Might just be my particular setup, or a quirk of dask better optimizing tensordot vs. a generic ufunc.

2 Likes

This would be a bigger problem if you’d reproject the grid than country geometries. Larger grids defined by 4 planar points only tend to get messed up in retrojecting and you should densify then before doing that. You can check pyproj’s solution for reprojecting bounding boxes.

Also, I should note that a lot of work on interpolation from polygons to polygons has been done in the Tobler package and some of its internals may give a bit of speedup over using overlay that comes with a bit of overhead if you are interested only in the weights matrix.

2 Likes

I slightly extended the notebook from @rabernat to show a map of mean precip by region (with a little help from @chegint and @ocefpaf): https://nbviewer.org/gist/b02042191c94b9882af771f13d95693f

6 Likes

Rich that is awesome! :star_struck:

@benbovy @rabernat Hey, just tagging here. With @annefou and @tinaok we would be keen to explore that more systematically from the DGGS <-> unstructured grids side (and myself in general region aggregation over “raster” or “vector” data with DGGS anyway). Just pasting the link to my thread here where we hope to pick up the slack a bit Discrete Global Grid Systems (DGGS) use with Pangeo - #25 by allixender

1 Like

@rabernat, in your notebook you mention that it would be nice if this just worked:

regridded = xr.dot(ds[var], weights_sparse)

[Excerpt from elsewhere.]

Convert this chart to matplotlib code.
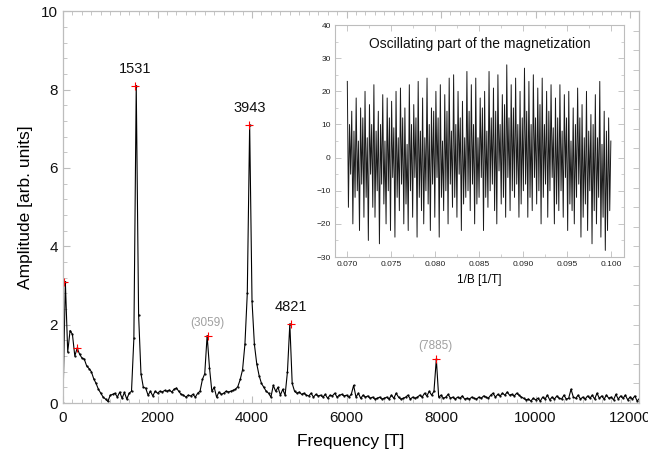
import numpy as np
import matplotlib
matplotlib.use("Agg")
import matplotlib.pyplot as plt
from matplotlib.ticker import MultipleLocator

plt.rcParams['font.family'] = ['Liberation Sans', 'DejaVu Sans']

# FFT spectrum, sampled every 50 T from 0 to 12200 T
freq_step = 50
amplitude = [
    0.0, 3.1, 1.3, 1.85, 1.75, 1.2, 1.4, 1.25, 1.15, 1.12,
    0.95, 0.88, 0.8, 0.62, 0.5, 0.35, 0.25, 0.15, 0.1, 0.04,
    0.2, 0.22, 0.25, 0.15, 0.28, 0.12, 0.27, 0.1, 0.25, 0.3,
    1.65, 8.1, 2.25, 0.75, 0.4, 0.38, 0.2, 0.3, 0.18, 0.3,
    0.25, 0.3, 0.28, 0.32, 0.3, 0.33, 0.28, 0.35, 0.38, 0.3,
    0.22, 0.2, 0.15, 0.2, 0.18, 0.22, 0.15, 0.25, 0.3, 0.6,
    0.75, 1.72, 0.9, 0.3, 0.4, 0.15, 0.28, 0.22, 0.25, 0.3,
    0.28, 0.3, 0.32, 0.35, 0.42, 0.6, 0.85, 1.5, 2.8, 7.1,
    2.6, 1.5, 1.0, 0.7, 0.5, 0.4, 0.3, 0.25, 0.15, 0.45,
    0.3, 0.4, 0.2, 0.35, 0.2, 0.8, 2.02, 0.5, 0.3, 0.25,
    0.28, 0.22, 0.25, 0.2, 0.18, 0.25, 0.15, 0.22, 0.18, 0.2,
    0.15, 0.22, 0.12, 0.2, 0.18, 0.25, 0.15, 0.2, 0.22, 0.18,
    0.2, 0.15, 0.22, 0.45, 0.15, 0.25, 0.12, 0.2, 0.15, 0.18,
    0.12, 0.15, 0.1, 0.12, 0.15, 0.1, 0.12, 0.15, 0.1, 0.2,
    0.12, 0.25, 0.15, 0.1, 0.12, 0.15, 0.2, 0.1, 0.15, 0.12,
    0.15, 0.2, 0.15, 0.25, 0.18, 0.3, 0.2, 0.3, 1.12, 0.15,
    0.2, 0.12, 0.15, 0.22, 0.12, 0.15, 0.1, 0.15, 0.12, 0.18,
    0.1, 0.12, 0.1, 0.15, 0.12, 0.1, 0.15, 0.12, 0.18, 0.15,
    0.12, 0.2, 0.25, 0.15, 0.22, 0.18, 0.25, 0.2, 0.28, 0.2,
    0.22, 0.18, 0.25, 0.2, 0.15, 0.12, 0.08, 0.1, 0.05, 0.12,
    0.08, 0.12, 0.05, 0.15, 0.1, 0.2, 0.08, 0.15, 0.1, 0.18,
    0.12, 0.1, 0.2, 0.1, 0.12, 0.35, 0.15, 0.12, 0.2, 0.1,
    0.15, 0.1, 0.18, 0.12, 0.2, 0.1, 0.25, 0.12, 0.18, 0.1,
    0.2, 0.12, 0.15, 0.08, 0.22, 0.1, 0.18, 0.12, 0.2, 0.08,
    0.15, 0.1, 0.18, 0.05, 0.12,
]
frequency = np.arange(len(amplitude)) * freq_step

# marked peaks
peak_freq = [30, 290, 1531, 3059, 3943, 4821, 7885]
peak_amp = [3.1, 1.4, 8.1, 1.72, 7.1, 2.02, 1.12]
main_labels = ["1531", "3943", "4821"]
minor_labels = ["(3059)", "(7885)"]

# oscillating magnetization vs 1/B (inset)
inv_b_start, inv_b_end = 0.070, 0.100
osc = [
    23, -15, 10, -5, 14, -20, 8, -12, 18, -10, 5, -22, 15, -8, 12, -18,
    20, -12, 6, -25, 16, -5, 10, -15, 22, -18, 8, -10, 14, -26, 10, -8,
    19, -14, 5, -20, 18, -10, 12, -22, 17, -6, 9, -24, 20, -12, 6, -16,
    21, -8, 12, -20, 15, -14, 4, -22, 22, -10, 10, -18, 16, -6, 12, -24,
    23, -12, 8, -16, 18, -20, 6, -10, 24, -14, 10, -22, 15, -8, 14, -18,
    20, -6, 12, -24, 22, -12, 5, -16, 19, -10, 14, -20, 24, -8, 8, -15,
    25, -12, 10, -18, 20, -5, 12, -22, 17, -14, 6, -12, 26, -10, 14, -16,
    22, -8, 10, -20, 24, -14, 6, -12, 18, -6, 15, -22, 20, -12, 8, -15,
    26, -10, 12, -8, 21, -16, 14, -20, 25, -4, 10, -14, 19, -12, 16, -18,
    28, -6, 12, -16, 22, -10, 15, -12, 24, -8, 10, -18, 20, -14, 12, -10,
    27, -8, 14, -18, 23, -12, 10, -16, 25, -6, 12, -14, 21, -10, 16, -20,
    24, -12, 10, -8, 20, -18, 14, -10, 22, -6, 9, -20, 18, -14, 12, -16,
    22, -10, 8, -18, 19, -6, 12, -22, 20, -14, 5, -16, 15, -20, 10, -12,
    21, -8, 12, -24, 16, -18, 6, -14, 20, -22, 8, -10, 13, -26, 10, -16,
    19, -20, 6, -12, 23, -24, 4, -18, 14, -28, 8, -22, 12, -16, 5,
]
inv_b = np.linspace(inv_b_start, inv_b_end, len(osc))

frame_col = '#bdbdbd'

fig = plt.figure(figsize=(6.48, 4.62), dpi=100)
ax = fig.add_axes([0.0972, 0.1277, 0.889, 0.848])

ax.plot(frequency, amplitude, color='black', lw=0.8, marker='.', ms=1.2)
ax.plot(peak_freq, peak_amp, ls='none', marker='+', color='red', ms=6, mew=0.8)

for f, a in zip(peak_freq, peak_amp):
    lab = str(f)
    if lab in main_labels:
        ax.annotate(lab, (f, a), xytext=(0, 7), textcoords='offset points',
                    ha='center', va='bottom', fontsize=10.5, color='#111111')
    elif "(%s)" % lab in minor_labels:
        ax.annotate("(%s)" % lab, (f, a), xytext=(0, 5), textcoords='offset points',
                    ha='center', va='bottom', fontsize=8.5, color='#a0a0a0')

ax.set_xlim(0, 12190)
ax.set_ylim(0, 10)
ax.xaxis.set_major_locator(MultipleLocator(2000))
ax.xaxis.set_minor_locator(MultipleLocator(200))
ax.yaxis.set_major_locator(MultipleLocator(2))
ax.yaxis.set_minor_locator(MultipleLocator(0.4))
ax.tick_params(which='both', direction='in', color=frame_col, top=True, right=False,
               labelsize=11, labelcolor='#111111')
ax.tick_params(which='major', length=5, width=0.8)
ax.tick_params(which='minor', length=3, width=0.6)
ax.tick_params(axis='x', pad=6)
for s in ax.spines.values():
    s.set_color(frame_col)
    s.set_linewidth(0.9)
ax.set_xlabel('Frequency [T]', fontsize=12.5, labelpad=6)
ax.set_ylabel('Amplitude [arb. units]', fontsize=12.5, labelpad=6)

# unlabeled right-hand scale
axr = ax.twinx()
axr.set_ylim(0, 10)
axr.yaxis.set_major_locator(MultipleLocator(0.5))
axr.tick_params(direction='in', color=frame_col, length=4, width=0.6, labelright=False)
for s in axr.spines.values():
    s.set_visible(False)

# inset
ins = fig.add_axes([0.517, 0.4437, 0.446, 0.502])
ins.plot(inv_b, osc, color='#1a1a1a', lw=0.7)
ins.set_xlim(0.0686, 0.1015)
ins.set_ylim(-30, 40)
ins.xaxis.set_major_locator(MultipleLocator(0.005))
ins.xaxis.set_minor_locator(MultipleLocator(0.0025))
ins.yaxis.set_major_locator(MultipleLocator(10))
ins.yaxis.set_minor_locator(MultipleLocator(5))
ins.xaxis.set_major_formatter(matplotlib.ticker.FormatStrFormatter('%.3f'))
ins.tick_params(which='both', direction='in', color=frame_col, top=True, right=True,
                labelsize=6, labelcolor='#222222', pad=3)
ins.tick_params(which='major', length=4, width=0.6)
ins.tick_params(which='minor', length=2.5, width=0.5)
for s in ins.spines.values():
    s.set_color(frame_col)
    s.set_linewidth(0.8)
ins.set_xlabel('1/B [1/T]', fontsize=8.5, labelpad=4)
ins.text(0.5, 0.92, 'Oscillating part of the magnetization', transform=ins.transAxes,
         ha='center', va='center', fontsize=10, color='#111111')

fig.savefig('out.png', dpi=100)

but pointed out that unfortunately einsum had not been implemented in sparse.

There is a PR here that looks promising: einsum by jcmgray · Pull Request #564 · pydata/sparse · GitHub and the author is looking for testers.

I tried doing:

regridded = sparse.einsum('ij,jk->ik', ds[var], weights_sparse)

but got back:

AttributeError: 'DataArray' object has no attribute 'reshape'

I don’t really know what I’m doing here, so I stopped and posted. :slight_smile:

@rsignell did you try doing

regridded = xr.dot(ds[var], weights_sparse)

with that particular sparse PR installed? Then if your dataset is backed by a sparse array then xr.dot should dispatch to the sparse version of einsum…

If it’s still not working at that point we should raise an xarray issue.